## THE PROBLEM:
Copy the lines below as they are; omit the images they contain.

## GIVEN INFORMATION:
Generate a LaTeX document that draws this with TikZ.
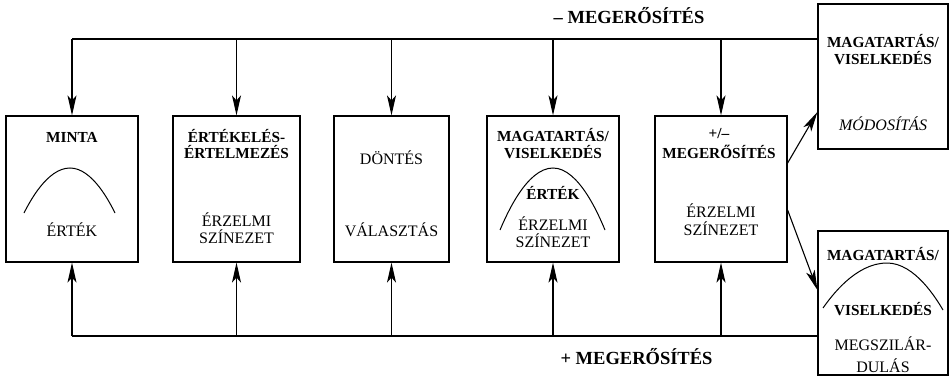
\documentclass[tikz,border=0pt]{standalone}
\usepackage{fontspec}
\setmainfont{Liberation Serif}
\usetikzlibrary{arrows.meta}
\begin{document}
\begin{tikzpicture}[x=1pt,y=-1pt,
  box/.style={draw,line width=1.2pt,rectangle,inner sep=0pt,minimum height=146pt},
  conn/.style={line width=1.1pt},
  arr/.style={conn,-{Stealth[length=20pt,width=9pt,inset=5pt]}},
  bt/.style={anchor=base,inner sep=0pt,font=\fontsize{15.3}{17}\selectfont\bfseries},
  rt/.style={anchor=base,inner sep=0pt,font=\fontsize{16}{18}\selectfont},
  it/.style={anchor=base,inner sep=0pt,font=\fontsize{16}{18}\selectfont\itshape},
  big/.style={anchor=base,inner sep=0pt,font=\fontsize{18.5}{20}\selectfont\bfseries},
  curve/.style={line width=1pt}]
\useasboundingbox (0,0) rectangle (949,377);
% boxes
\node[box,minimum width=132pt] (b1) at (72,189) {};
\node[box,minimum width=127pt] (b2) at (236.5,189) {};
\node[box,minimum width=115pt] (b3) at (391.5,189) {};
\node[box,minimum width=132pt] (b4) at (553,189) {};
\node[box,minimum width=132pt] (b5) at (721,189) {};
\node[box,minimum width=130pt,minimum height=145pt] (b6) at (883,76.5) {};
\node[box,minimum width=130pt,minimum height=144pt] (b7) at (883,303) {};
% top feedback line
\coordinate (tl) at (72,39);
\draw[conn] (tl) -- (tl -| b6.west);
\foreach \b in {b1,b2,b3,b4,b5} \draw[arr] (\b.north |- tl) -- (\b.north);
% bottom feedback line
\coordinate (bl) at (72,336);
\draw[conn] (bl) -- (bl -| b7.west);
\foreach \b in {b1,b2,b3,b4,b5} \draw[arr] (\b.south |- bl) -- (\b.south);
% diagonal arrows
\draw[arr] ([yshift=26pt]b5.east) -- ([yshift=-35.5pt]b6.west);
\draw[arr] ([yshift=-21pt]b5.east) -- ([yshift=13pt]b7.west);
% labels of feedback lines
\node[big] (lminus) at (629,24) {– MEGERŐSÍTÉS};
\node[big] (lplus) at (636.5,364) {+ MEGERŐSÍTÉS};
% box 1
\node[bt] (t1a) at (72,142) {MINTA};
\draw[curve] (24,213) parabola bend (70,168) (115,213);
\node[rt] (t1b) at (72,236) {ÉRTÉK};
% box 2
\node[bt] (t2a) at (236.5,142) {ÉRTÉKELÉS-};
\node[bt] (t2b) at (236.5,158) {ÉRTELMEZÉS};
\node[rt] (t2c) at (236.5,226) {ÉRZELMI};
\node[rt] (t2d) at (236.5,243) {SZÍNEZET};
% box 3
\node[rt] (t3a) at (391.5,164) {DÖNTÉS};
\node[rt] (t3b) at (391.5,236) {VÁLASZTÁS};
% box 4
\node[bt] (t4a) at (553,141) {MAGATARTÁS/};
\node[bt] (t4b) at (553,158) {VISELKEDÉS};
\draw[curve] (500,230) parabola bend (553,168) (605,230);
\node[bt] (t4c) at (553,199) {ÉRTÉK};
\node[rt] (t4d) at (553,230) {ÉRZELMI};
\node[rt] (t4e) at (553,247) {SZÍNEZET};
% box 5
\node[bt] (t5a) at (719,139) {+/–};
\node[bt] (t5b) at (719,158) {MEGERŐSÍTÉS};
\node[rt] (t5c) at (721,217) {ÉRZELMI};
\node[rt] (t5d) at (721,235) {SZÍNEZET};
% box 6
\node[bt] (t6a) at (883,48) {MAGATARTÁS/};
\node[bt] (t6b) at (883,65) {VISELKEDÉS};
\node[it] (t6c) at (883,130) {MÓDOSÍTÁS};
% box 7
\node[bt] (t7a) at (883,260) {MAGATARTÁS/};
\draw[curve] (823,308) parabola bend (887,263) (943,310);
\node[bt] (t7b) at (883,315) {VISELKEDÉS};
\node[rt] (t7c) at (883,350) {MEGSZILÁR-};
\node[rt] (t7d) at (883,372) {DULÁS};
\end{tikzpicture}
\end{document}
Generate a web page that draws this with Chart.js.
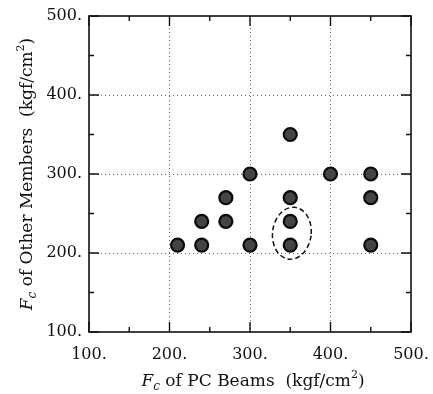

## RESULT FOR THIS EXERCISE:
Generate a LaTeX document that draws this with TikZ.
\documentclass[tikz,border=0pt]{standalone}
\usepackage{fontspec}
\setmainfont{Liberation Serif}
\usetikzlibrary{arrows.meta}
\begin{document}
\begin{tikzpicture}[x=1pt,y=-1pt,
  box/.style={draw,line width=1.2pt,rectangle,inner sep=0pt,minimum height=146pt},
  conn/.style={line width=1.1pt},
  arr/.style={conn,-{Stealth[length=20pt,width=9pt,inset=5pt]}},
  bt/.style={anchor=base,inner sep=0pt,font=\fontsize{15.3}{17}\selectfont\bfseries},
  rt/.style={anchor=base,inner sep=0pt,font=\fontsize{16}{18}\selectfont},
  it/.style={anchor=base,inner sep=0pt,font=\fontsize{16}{18}\selectfont\itshape},
  big/.style={anchor=base,inner sep=0pt,font=\fontsize{18.5}{20}\selectfont\bfseries},
  curve/.style={line width=1pt}]
\useasboundingbox (0,0) rectangle (949,377);
% boxes
\node[box,minimum width=132pt] (b1) at (72,189) {};
\node[box,minimum width=127pt] (b2) at (236.5,189) {};
\node[box,minimum width=115pt] (b3) at (391.5,189) {};
\node[box,minimum width=132pt] (b4) at (553,189) {};
\node[box,minimum width=132pt] (b5) at (721,189) {};
\node[box,minimum width=130pt,minimum height=145pt] (b6) at (883,76.5) {};
\node[box,minimum width=130pt,minimum height=144pt] (b7) at (883,303) {};
% top feedback line
\coordinate (tl) at (72,39);
\draw[conn] (tl) -- (tl -| b6.west);
\foreach \b in {b1,b2,b3,b4,b5} \draw[arr] (\b.north |- tl) -- (\b.north);
% bottom feedback line
\coordinate (bl) at (72,336);
\draw[conn] (bl) -- (bl -| b7.west);
\foreach \b in {b1,b2,b3,b4,b5} \draw[arr] (\b.south |- bl) -- (\b.south);
% diagonal arrows
\draw[arr] ([yshift=26pt]b5.east) -- ([yshift=-35.5pt]b6.west);
\draw[arr] ([yshift=-21pt]b5.east) -- ([yshift=13pt]b7.west);
% labels of feedback lines
\node[big] (lminus) at (629,24) {– MEGERŐSÍTÉS};
\node[big] (lplus) at (636.5,364) {+ MEGERŐSÍTÉS};
% box 1
\node[bt] (t1a) at (72,142) {MINTA};
\draw[curve] (24,213) parabola bend (70,168) (115,213);
\node[rt] (t1b) at (72,236) {ÉRTÉK};
% box 2
\node[bt] (t2a) at (236.5,142) {ÉRTÉKELÉS-};
\node[bt] (t2b) at (236.5,158) {ÉRTELMEZÉS};
\node[rt] (t2c) at (236.5,226) {ÉRZELMI};
\node[rt] (t2d) at (236.5,243) {SZÍNEZET};
% box 3
\node[rt] (t3a) at (391.5,164) {DÖNTÉS};
\node[rt] (t3b) at (391.5,236) {VÁLASZTÁS};
% box 4
\node[bt] (t4a) at (553,141) {MAGATARTÁS/};
\node[bt] (t4b) at (553,158) {VISELKEDÉS};
\draw[curve] (500,230) parabola bend (553,168) (605,230);
\node[bt] (t4c) at (553,199) {ÉRTÉK};
\node[rt] (t4d) at (553,230) {ÉRZELMI};
\node[rt] (t4e) at (553,247) {SZÍNEZET};
% box 5
\node[bt] (t5a) at (719,139) {+/–};
\node[bt] (t5b) at (719,158) {MEGERŐSÍTÉS};
\node[rt] (t5c) at (721,217) {ÉRZELMI};
\node[rt] (t5d) at (721,235) {SZÍNEZET};
% box 6
\node[bt] (t6a) at (883,48) {MAGATARTÁS/};
\node[bt] (t6b) at (883,65) {VISELKEDÉS};
\node[it] (t6c) at (883,130) {MÓDOSÍTÁS};
% box 7
\node[bt] (t7a) at (883,260) {MAGATARTÁS/};
\draw[curve] (823,308) parabola bend (887,263) (943,310);
\node[bt] (t7b) at (883,315) {VISELKEDÉS};
\node[rt] (t7c) at (883,350) {MEGSZILÁR-};
\node[rt] (t7d) at (883,372) {DULÁS};
\end{tikzpicture}
\end{document}
Generate a web page that draws this with Chart.js.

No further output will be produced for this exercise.